The three ministers last week withdrew some of the statements they made, but refused to apologise, when they were called before the Court of Appeal to explain why they should not be charged with contempt of court.
‘A case of grave criminality’
In the case of Besim, who had planned to run down and behead a police officer at an Anzac Day march, the sentencing judge had taken the man’s youth and good rehabilitation prospects into account.
But Court of Appeal Chief Justice Marilyn Warren, Justice Stephen Kaye and Justice Mark Weinberg were critical of that approach.
“What was planned was in effect a most brutal and outrageous crime,” a court statement said.

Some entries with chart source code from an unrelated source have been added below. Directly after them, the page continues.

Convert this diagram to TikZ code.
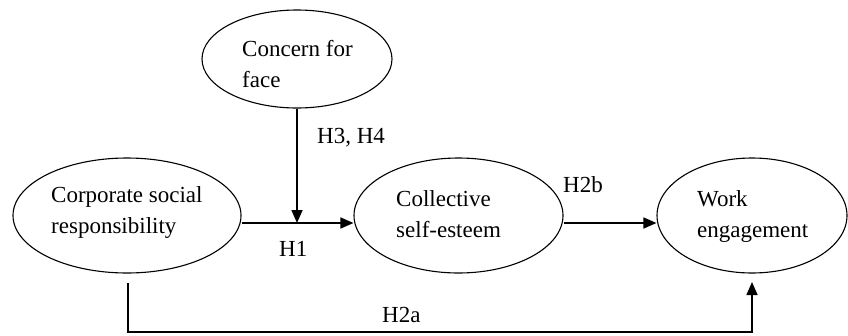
\documentclass[tikz,border=0pt]{standalone}
\usepackage{fontspec}
\setmainfont{Liberation Serif}
\usetikzlibrary{arrows.meta,shapes.geometric}
\tikzset{
  construct/.style={draw, ellipse, inner sep=0pt, line width=1.1pt},
  ctext/.style={anchor=base west, align=left, inner sep=0pt, font=\fontsize{23}{31}\selectfont},
  hlabel/.style={anchor=base west, inner sep=0pt, font=\fontsize{23}{28}\selectfont},
  link/.style={line width=1.6pt, -{Triangle[length=13pt,width=11pt]}}
}
\begin{document}
\begin{tikzpicture}[x=1pt,y=-1pt]
\useasboundingbox (0,0) rectangle (848,335);
% ellipses
\node[construct, minimum width=190pt, minimum height=98pt] (face) at (297,59) {};
\node[construct, minimum width=228pt, minimum height=115pt] (csr) at (127,215.5) {};
\node[construct, minimum width=209pt, minimum height=115pt] (cse) at (458.5,215.5) {};
\node[construct, minimum width=190pt, minimum height=115pt] (we) at (752,215.5) {};
% texts (anchor = baseline of the last line)
\node[ctext] (facetext) at (242,87) {Concern for\\face};
\node[ctext] (csrtext) at (51,233) {Corporate social\\responsibility};
\node[ctext] (csetext) at (396,237) {Collective\\self-esteem};
\node[ctext] (wetext) at (697,237) {Work\\engagement};
% connectors
\coordinate (mod) at (297,223);
\coordinate (csrout) at (128,283);
\coordinate (corner1) at (128,332);
\coordinate (corner2) at (752,332);
\coordinate (weIn) at (752,282);
\draw[link] (csr.east |- mod) -- (cse.west |- mod);
\draw[link] (face.south) -- (mod);
\draw[link] (cse.east |- mod) -- (we.west |- mod);
\draw[link] (csrout) -- (corner1) -- (corner2) -- (weIn);
% labels
\node[hlabel] (h34) at (317,143) {H3, H4};
\node[hlabel] (h1) at (279,256) {H1};
\node[hlabel] (h2b) at (563,192) {H2b};
\node[hlabel] (h2a) at (382,322) {H2a};
\end{tikzpicture}
\end{document}
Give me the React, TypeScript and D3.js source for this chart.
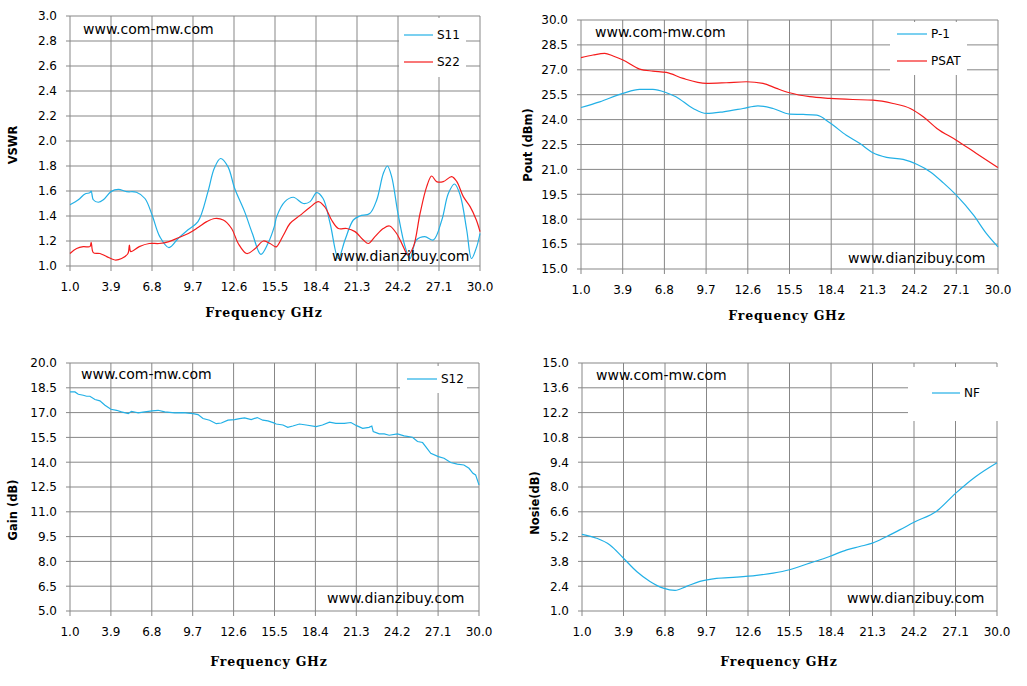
import React from 'react';
import * as d3 from 'd3';

type Pt = [number, number];

// x axis ticks (GHz), shared by all four charts
const freqTicks = [1.0, 3.9, 6.8, 9.7, 12.6, 15.5, 18.4, 21.3, 24.2, 27.1, 30.0];

// VSWR
const s11: Pt[] = [
    [1.0, 1.49], [1.59, 1.53], [2.06, 1.576], [2.41, 1.587], [2.5, 1.6], [2.65, 1.53], [3.0, 1.51],
    [3.36, 1.53], [3.9, 1.595], [4.42, 1.613], [5.0, 1.595], [5.7, 1.59], [6.3, 1.54], [6.8, 1.41],
    [7.35, 1.235], [8.0, 1.147], [8.65, 1.22], [9.35, 1.29], [10.05, 1.355], [10.76, 1.595],
    [11.2, 1.78], [11.65, 1.86], [12.17, 1.795], [12.65, 1.62], [13.35, 1.435], [13.9, 1.26],
    [14.5, 1.093], [15.0, 1.18], [15.45, 1.315], [15.62, 1.395], [16.2, 1.515], [16.8, 1.55],
    [17.5, 1.5], [17.98, 1.515], [18.45, 1.587], [18.9, 1.54], [19.4, 1.34], [19.98, 1.06],
    [20.45, 1.208], [21.04, 1.368], [21.5, 1.4], [22.2, 1.42], [22.7, 1.53], [23.16, 1.74],
    [23.45, 1.8], [23.75, 1.715], [24.2, 1.42], [24.7, 1.155], [25.05, 1.06], [25.5, 1.208],
    [26.1, 1.235], [26.7, 1.208], [27.3, 1.368], [27.76, 1.58], [28.2, 1.656], [28.6, 1.566],
    [29.06, 1.288], [29.4, 1.06], [29.77, 1.155], [30.0, 1.26],
];
const s22: Pt[] = [
    [1.0, 1.1], [1.47, 1.14], [1.94, 1.155], [2.41, 1.155], [2.5, 1.19], [2.65, 1.107], [3.12, 1.1],
    [3.6, 1.075], [4.18, 1.048], [4.65, 1.06], [5.1, 1.1], [5.2, 1.168], [5.3, 1.115], [5.9, 1.155],
    [6.6, 1.18], [7.3, 1.18], [8.0, 1.195], [8.66, 1.226], [9.37, 1.26], [10.08, 1.31], [10.67, 1.355],
    [11.25, 1.38], [11.84, 1.368], [12.43, 1.3], [12.9, 1.18], [13.5, 1.1], [14.1, 1.14], [14.68, 1.2],
    [15.15, 1.18], [15.5, 1.155], [15.62, 1.155], [16.1, 1.248], [16.56, 1.34], [17.27, 1.405],
    [17.98, 1.47], [18.57, 1.515], [19.04, 1.47], [19.5, 1.368], [19.98, 1.3], [20.57, 1.3],
    [21.16, 1.275], [21.75, 1.208], [22.1, 1.18], [22.57, 1.235], [23.16, 1.3], [23.6, 1.32],
    [24.1, 1.26], [24.57, 1.155], [24.9, 1.088], [25.29, 1.155], [25.76, 1.42], [26.23, 1.635],
    [26.58, 1.72], [26.93, 1.675], [27.4, 1.675], [28.0, 1.715], [28.36, 1.675], [28.82, 1.555],
    [29.3, 1.475], [29.74, 1.368], [30.0, 1.275],
];

// Pout
const p1: Pt[] = [
    [1.0, 24.73], [2.3, 25.07], [3.92, 25.58], [5.08, 25.82], [6.0, 25.82], [6.94, 25.62], [7.6, 25.38],
    [8.8, 24.67], [9.72, 24.37], [10.9, 24.47], [12.27, 24.67], [13.3, 24.83], [14.36, 24.67],
    [15.5, 24.33], [16.45, 24.31], [17.4, 24.27], [18.3, 23.81], [19.45, 23.06], [20.4, 22.56],
    [21.3, 22.0], [22.25, 21.72], [23.4, 21.6], [24.35, 21.31], [25.3, 20.85], [26.2, 20.19],
    [27.1, 19.45], [28.3, 18.24], [29.2, 17.13], [30.0, 16.33],
];
const psat: Pt[] = [
    [1.0, 27.73], [1.84, 27.89], [2.65, 27.99], [3.23, 27.83], [3.92, 27.59], [5.08, 27.04], [6.0, 26.92],
    [6.94, 26.84], [8.1, 26.48], [9.72, 26.18], [11.1, 26.22], [12.5, 26.28], [13.66, 26.18],
    [14.6, 25.88], [15.5, 25.62], [16.9, 25.38], [18.3, 25.28], [19.9, 25.21], [21.3, 25.17],
    [22.7, 24.97], [23.9, 24.67], [24.8, 24.17], [25.75, 23.47], [27.1, 22.76], [28.5, 21.96],
    [30.0, 21.11],
];

// Gain
const s12: Pt[] = [
    [1.0, 18.25], [1.35, 18.25], [1.59, 18.11], [1.94, 18.05], [2.18, 17.99], [2.41, 17.99], [2.77, 17.79],
    [3.12, 17.71], [3.48, 17.44], [3.9, 17.2], [4.3, 17.14], [4.65, 17.04], [5.13, 16.94], [5.36, 17.08],
    [5.83, 16.98], [6.3, 17.04], [6.82, 17.1], [7.25, 17.14], [7.72, 17.04], [8.43, 16.98], [9.0, 17.0],
    [9.72, 16.94], [10.08, 16.88], [10.43, 16.64], [10.9, 16.54], [11.37, 16.33], [11.73, 16.37],
    [12.2, 16.54], [12.67, 16.58], [13.02, 16.64], [13.38, 16.68], [13.85, 16.58], [14.28, 16.7],
    [14.67, 16.54], [15.03, 16.5], [15.45, 16.38], [15.62, 16.31], [16.1, 16.25], [16.44, 16.11],
    [16.8, 16.19], [17.27, 16.31], [17.74, 16.25], [18.45, 16.15], [18.9, 16.25], [19.4, 16.42],
    [19.85, 16.35], [20.45, 16.35], [20.92, 16.4], [21.32, 16.21], [21.75, 16.05], [22.2, 16.11],
    [22.4, 16.19], [22.5, 15.85], [22.93, 15.71], [23.28, 15.71], [23.63, 15.63], [24.22, 15.71],
    [24.69, 15.59], [25.28, 15.51], [25.64, 15.25], [26.0, 15.19], [26.22, 14.94], [26.58, 14.54],
    [27.12, 14.34], [27.52, 14.24], [27.99, 13.98], [28.46, 13.88], [28.93, 13.83], [29.29, 13.63],
    [29.57, 13.33], [29.76, 13.23], [30.0, 12.63],
];

// Noise figure
const nf: Pt[] = [
    [1.0, 5.33], [2.02, 5.11], [2.95, 4.73], [3.9, 3.98], [4.82, 3.23], [5.75, 2.67], [6.68, 2.29],
    [7.5, 2.16], [8.3, 2.39], [9.24, 2.67], [10.4, 2.84], [11.8, 2.91], [13.2, 3.01], [14.36, 3.14],
    [15.5, 3.33], [16.9, 3.7], [18.3, 4.08], [19.5, 4.45], [20.4, 4.64], [21.3, 4.83], [22.3, 5.21],
    [23.2, 5.58], [24.2, 6.01], [25.8, 6.65], [27.1, 7.64], [28.5, 8.58], [30.0, 9.37],
];

const BLUE = '#22b0e6';
const RED = '#f51c1c';
const GRID = '#878787';
const SANS = 'DejaVu Sans, Verdana, sans-serif';
const SERIF = "'DejaVu Serif', 'Liberation Serif', serif";

type Series = { name: string; data: Pt[]; color: string; curve: d3.CurveFactory; ly: number };

interface PanelProps {
    left: number; right: number; top: number; bottom: number;
    yMin: number; yStep: number;
    series: Series[];
    legendBox: [number, number, number, number];
    legendX: [number, number];
    yTitle: string; yTitleX: number; yTitleY: number;
    xTitleX: number; xTitleY: number;
    mark1: [number, number]; mark2: [number, number];
}

const Panel: React.FC<PanelProps> = (p) => {
    const yTicks = d3.range(11).map(i => p.yMin + i * p.yStep);
    const x = d3.scaleLinear().domain([1, 30]).range([p.left, p.right]);
    const y = d3.scaleLinear().domain([yTicks[0], yTicks[10]]).range([p.bottom, p.top]);
    const [bx, by, bw, bh] = p.legendBox;

    return (
        <g>
            {/* grid */}
            {yTicks.map((t, i) => (
                <line key={'h' + i} x1={p.left - 4} x2={p.right} y1={y(t)} y2={y(t)} stroke={GRID} strokeWidth={1} />
            ))}
            {freqTicks.map((t, i) => (
                <line key={'v' + i} x1={x(t)} x2={x(t)} y1={p.top} y2={p.bottom + 5} stroke={GRID} strokeWidth={1} />
            ))}
            {/* legend background hides the grid */}
            <rect x={bx} y={by} width={bw} height={bh} fill="#fff" />

            {p.series.map((s) => {
                const line = d3.line<Pt>()
                    .x(d => x(d[0]))
                    .y(d => y(d[1]))
                    .curve(s.curve);
                return <path key={s.name} d={line(s.data) || ''} fill="none" stroke={s.color} strokeWidth={1.2} />;
            })}

            {p.series.map((s) => (
                <g key={'lg' + s.name}>
                    <line x1={p.legendX[0]} x2={p.legendX[1]} y1={s.ly} y2={s.ly} stroke={s.color} strokeWidth={1.2} />
                    <text x={p.legendX[1] + 4} y={s.ly} dy="0.35em" fontSize={12} fontFamily={SANS} fill="#000">{s.name}</text>
                </g>
            ))}

            {/* tick labels */}
            {yTicks.map((t, i) => (
                <text key={'yl' + i} x={p.left - 13} y={y(t)} dy="0.36em" textAnchor="end" fontSize={12} fontFamily={SANS}>
                    {t.toFixed(1)}
                </text>
            ))}
            {freqTicks.map((t, i) => (
                <text key={'xl' + i} x={x(t)} y={p.bottom + 21} dy="0.36em" textAnchor="middle" fontSize={12} fontFamily={SANS}>
                    {t.toFixed(1)}
                </text>
            ))}

            <text x={p.xTitleX} y={p.xTitleY} dy="0.35em" textAnchor="middle" fontWeight="bold"
                letterSpacing={0.8} style={{ fontFamily: SERIF, fontSize: '12.5px' }}>Frequency GHz</text>
            <text transform={`translate(${p.yTitleX},${p.yTitleY}) rotate(-90)`} dy="0.35em" textAnchor="middle"
                fontSize={11.5} fontWeight="bold" fontFamily={SANS}>{p.yTitle}</text>

            <text x={p.mark1[0]} y={p.mark1[1]} dy="0.35em" fontSize={14} fontFamily={SANS}>www.com-mw.com</text>
            <text x={p.mark2[0]} y={p.mark2[1]} dy="0.35em" fontSize={14} fontFamily={SANS}>www.dianzibuy.com</text>
        </g>
    );
};

export default function App() {
    const smooth = d3.curveMonotoneX;
    const rough = d3.curveCatmullRom.alpha(0.5);
    return (
        <svg width={1027} height={686} style={{ position: 'absolute', left: 0, top: 0, background: '#fff' }}>
            <rect width={1027} height={686} fill="#fff" />
            <Panel
                left={70} right={480} top={16} bottom={266} yMin={1.0} yStep={0.2}
                series={[
                    { name: 'S11', data: s11, color: BLUE, curve: rough, ly: 35 },
                    { name: 'S22', data: s22, color: RED, curve: rough, ly: 62 },
                ]}
                legendBox={[399, 18, 67, 59]} legendX={[404, 433]}
                yTitle="VSWR" yTitleX={13} yTitleY={145}
                xTitleX={264} xTitleY={313}
                mark1={[83, 29]} mark2={[332, 256]}
            />
            <Panel
                left={581} right={998} top={20} bottom={269} yMin={15.0} yStep={1.5}
                series={[
                    { name: 'P-1', data: p1, color: BLUE, curve: smooth, ly: 34 },
                    { name: 'PSAT', data: psat, color: RED, curve: smooth, ly: 61 },
                ]}
                legendBox={[890, 22, 77, 53]} legendX={[897, 927]}
                yTitle="Pout (dBm)" yTitleX={528} yTitleY={145}
                xTitleX={787} xTitleY={316}
                mark1={[595, 32]} mark2={[848, 258]}
            />
            <Panel
                left={70} right={479} top={363} bottom={611} yMin={5.0} yStep={1.5}
                series={[
                    { name: 'S12', data: s12, color: BLUE, curve: d3.curveLinear, ly: 379 },
                ]}
                legendBox={[400, 366, 67, 27]} legendX={[407, 437]}
                yTitle="Gain (dB)" yTitleX={13} yTitleY={510}
                xTitleX={269} xTitleY={662}
                mark1={[81, 374]} mark2={[327, 598]}
            />
            <Panel
                left={582} right={997} top={363} bottom={611} yMin={1.0} yStep={1.4}
                series={[
                    { name: 'NF', data: nf, color: BLUE, curve: smooth, ly: 393 },
                ]}
                legendBox={[908, 367, 94, 54]} legendX={[932, 960]}
                yTitle="Nosie(dB)" yTitleX={535} yTitleY={503}
                xTitleX={779} xTitleY={662}
                mark1={[596, 375]} mark2={[847, 598]}
            />
        </svg>
    );
}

“As this was a case of grave criminality, factors such as rehabilitation and others of a personal nature, including youth, should be given substantially less weight than might be the case in other forms of offending,”
Besim had pleaded guilty to preparing or planning for a terrorist attack — an offence which carries a maximum sentence of life imprisonment.
Penalties should reflect public outrage: court
In the case of MHK, the Court of Appeal found the sentence to be “wholly inadequate” and characterised the respondent’s moral culpability as “very grave.”
The court found issues with the consideration given to MHK’s age and rehabilitation prospects, and said there was not enough emphasis on general deterrence and denunciation.
“Unless appropriate weight is given to those considerations in a case such as this, the criminal justice system will not have sufficiently discharged its duty to properly express the community’s outrage at the conduct of the respondent,” the court found.
A longer sentence was also necessary “to deter other like-minded individuals from indulging in the same or related conduct”.
In a third appeal case, the Commonwealth DPP failed in its bid to increase the sentence for a Melbourne man who admitted sending money to an American to travel to Syria to fight.
Hassan el Sabsabi, 24, was sentenced to 44 days imprisonment and given a two-year good behaviour bond for sending a $16,000 payment, but the Court of Appeal rejected the prosecution’s argument that the punishment was manifestly inadequate.